If "organic" and "natural" are the two magic words in the food world, then a company like Hain Celestial should be the belle of the ball. With a basket of brands including Terra Chips (vegetable crisps), BluePrint (juice cleanses), and JĀSÖN (crunchy granola soaps, creams and body washes), Hain is offering consumers the very things they say they want. Yet despite this ostensibly enviable positioning, Hain stock is getting hammered. The company has lost 38% of its value in the last year -- thanks in no small part to the stock's 26% plunge in Tuesday trading.
Hain's stock plummet Tuesday is primarily the result of the company announcing that it will delay the release of its fourth quarter earnings results, which it was expected to release this week, because of an accounting issue.
"During the fourth quarter, the company identified concessions that were granted to certain distributors in the United States," Hain said in a press release Monday evening. "The company is currently evaluating whether the revenue associated with those concessions was accounted for in the correct period and is also currently evaluating its internal control over financial reporting."
In this same release, Hain also revealed that it will fail to meet its full-year 2016 financial forecast. The company had been calling for $2.00 to $2.04 in earnings per share and 9% to 10% year-over-year revenue growth.
Put together, the news was bad enough to knock $1.6 billion off of Hain's market cap overnight: shares closed Monday trading at $53.40, and reopened Tuesday morning at $37.90 per share. It stayed in the upper-$30 range for the majority of Tuesday trading, ultimately closing at $39.35 for a 26% loss.
Though more than a dozen law firms have seized upon the news as an opportunity to find investors willing to sue Hain, Wall Street analysts are reacting to the accounting issues with tempered bearishness.
"We continue to believe Hain has a multi-year cost savings story and distribution growth opportunities, but with its realignment of brands in its portfolio expected to take time to bear fruit, uncertainty as to the ultimate impact of accounting questions and disappointing fiscal year 2016 results to expectations, we have limited conviction Hain shares offer much near-term upside," Wedbush analyst Phil Terpolilli wrote in a research note Tuesday.

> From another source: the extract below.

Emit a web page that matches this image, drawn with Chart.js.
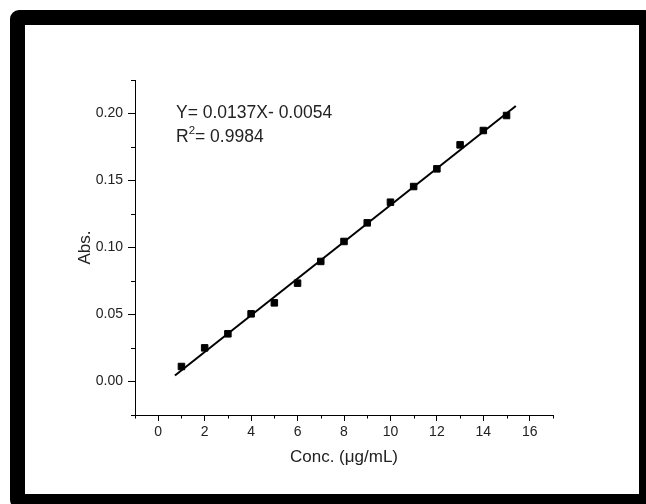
<!DOCTYPE html>
<html><head><meta charset="utf-8">
<script src="https://cdn.jsdelivr.net/npm/chart.js@4/dist/chart.umd.min.js"></script>
<style>
html,body{margin:0;padding:0;background:#fff;overflow:hidden;width:646px;height:504px;}
#frame{position:absolute;left:10px;top:10px;width:614px;height:469px;border:15px solid #000;border-radius:9px;background:#fff;}
#wrap{position:absolute;left:0;top:0;width:646px;height:504px;}
</style></head><body>
<div id="frame"></div>
<div id="wrap"><canvas id="c" width="646" height="504"></canvas></div>
<script>
// ---- data ----
const concentrations = [1, 2, 3, 4, 5, 6, 7, 8, 9, 10, 11, 12, 13, 14, 15];
const absorbance = [0.0112, 0.0251, 0.0356, 0.0505, 0.0587, 0.0734, 0.0896, 0.1045, 0.1184, 0.1338, 0.1455, 0.1587, 0.1766, 0.1873, 0.1985];
const fitLineX = [0.72, 15.4];
const fitLineY = [0.0045, 0.2056];
const xRange = [-1, 17];
const yRange = [-0.025, 0.225];
const xTitle = 'Conc. (μg/mL)';
const yTitle = 'Abs.';
const equationText = 'Y= 0.0137X- 0.0054';
const r2Parts = ['R', '2', '= 0.9984'];

const FAMILY = 'Arial, "Liberation Sans", sans-serif';
const TXT = '#222';

const isMajorX = v => Math.abs(v / 2 - Math.round(v / 2)) < 1e-6;
const isMajorY = v => Math.abs(v / 0.05 - Math.round(v / 0.05)) < 1e-6;

const minorTicks = {
  id: 'minorTicks',
  afterDraw(chart) {
    const c = chart.ctx;
    c.save();
    c.strokeStyle = '#000';
    c.lineWidth = 1;
    const xs = chart.scales.x, ys = chart.scales.y;
    c.beginPath();
    xs.ticks.forEach(t => {
      if (!isMajorX(t.value)) {
        const px = Math.round(xs.getPixelForValue(t.value)) + 0.5;
        c.moveTo(px, xs.top); c.lineTo(px, xs.top + 3.5);
      }
    });
    ys.ticks.forEach(t => {
      if (!isMajorY(t.value)) {
        const py = Math.round(ys.getPixelForValue(t.value)) + 0.5;
        c.moveTo(ys.right, py); c.lineTo(ys.right - 4, py);
      }
    });
    c.stroke();
    c.restore();
  }
};

const annotation = {
  id: 'annotation',
  afterDatasetsDraw(chart) {
    const c = chart.ctx, a = chart.chartArea;
    const x0 = a.left + 41;
    c.save();
    c.fillStyle = TXT;
    c.textBaseline = 'alphabetic';
    c.textAlign = 'left';
    c.font = '17.5px ' + FAMILY;
    c.fillText(equationText, x0, a.top + 38);
    const by = a.top + 61.7;
    c.fillText(r2Parts[0], x0, by);
    let x = x0 + c.measureText(r2Parts[0]).width;
    c.font = '11.5px ' + FAMILY;
    c.fillText(r2Parts[1], x, by - 7.5);
    x += c.measureText(r2Parts[1]).width;
    c.font = '17.5px ' + FAMILY;
    c.fillText(r2Parts[2], x, by);
    c.restore();
  }
};

new Chart(document.getElementById('c'), {
  type: 'scatter',
  data: {
    datasets: [
      {
        label: 'fit',
        type: 'line',
        data: fitLineX.map((x, i) => ({ x, y: fitLineY[i] })),
        borderColor: '#000',
        borderWidth: 2,
        pointRadius: 0,
        showLine: true,
        fill: false,
        tension: 0,
        order: 1
      },
      {
        label: 'data',
        data: concentrations.map((x, i) => ({ x, y: absorbance[i] })),
        pointStyle: 'rect',
        pointRadius: 4.6,
        pointHoverRadius: 4.6,
        backgroundColor: '#000',
        borderColor: '#000',
        borderWidth: 1,
        order: 0
      }
    ]
  },
  options: {
    responsive: false,
    animation: false,
    devicePixelRatio: 1,
    events: [],
    layout: { padding: { left: 0, top: 80, right: 93, bottom: 0 } },
    plugins: { legend: { display: false }, tooltip: { enabled: false } },
    scales: {
      x: {
        type: 'linear',
        position: 'bottom',
        min: xRange[0], max: xRange[1],
        ticks: {
          stepSize: 1, autoSkip: false, maxRotation: 0, padding: 3,
          color: TXT, font: { family: FAMILY, size: 14 },
          callback: v => isMajorX(v) ? String(Math.round(v)) : ''
        },
        grid: {
          drawOnChartArea: false, drawTicks: true, tickLength: 6,
          tickColor: ctx => isMajorX(ctx.tick.value) ? '#000' : 'rgba(0,0,0,0)'
        },
        border: { display: true, color: '#000', width: 1 },
        title: { display: true, text: xTitle, color: TXT, font: { family: FAMILY, size: 17 }, padding: { top: 0, bottom: 36 } },
        afterFit: s => { s.height = 89; }
      },
      y: {
        type: 'linear',
        position: 'left',
        min: yRange[0], max: yRange[1],
        ticks: {
          stepSize: 0.025, autoSkip: false, padding: 5,
          color: TXT, font: { family: FAMILY, size: 14 },
          callback: v => isMajorY(v) ? Number(v).toFixed(2) : ''
        },
        grid: {
          drawOnChartArea: false, drawTicks: true, tickLength: 7,
          tickColor: ctx => isMajorY(ctx.tick.value) ? '#000' : 'rgba(0,0,0,0)'
        },
        border: { display: true, color: '#000', width: 1 },
        title: { display: true, text: yTitle, color: TXT, font: { family: FAMILY, size: 17 }, padding: { top: 75, bottom: 0 } },
        afterFit: s => { s.width = 135; }
      }
    }
  },
  plugins: [minorTicks, annotation]
});
</script>
</body></html>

Alongside these comments, Terpolilli downgraded the stock from outperform to neutral and knocked its price target to $37 from $51.
BMO Capital Markets analyst Amit Sharma was slightly more optimistic, saying in a research note that the stock drop was "overdone" and that he believes the accounting issue is not a lingering or long-term problem. He also pointed to parallels with another organic food company that successfully weathered an accounting issue.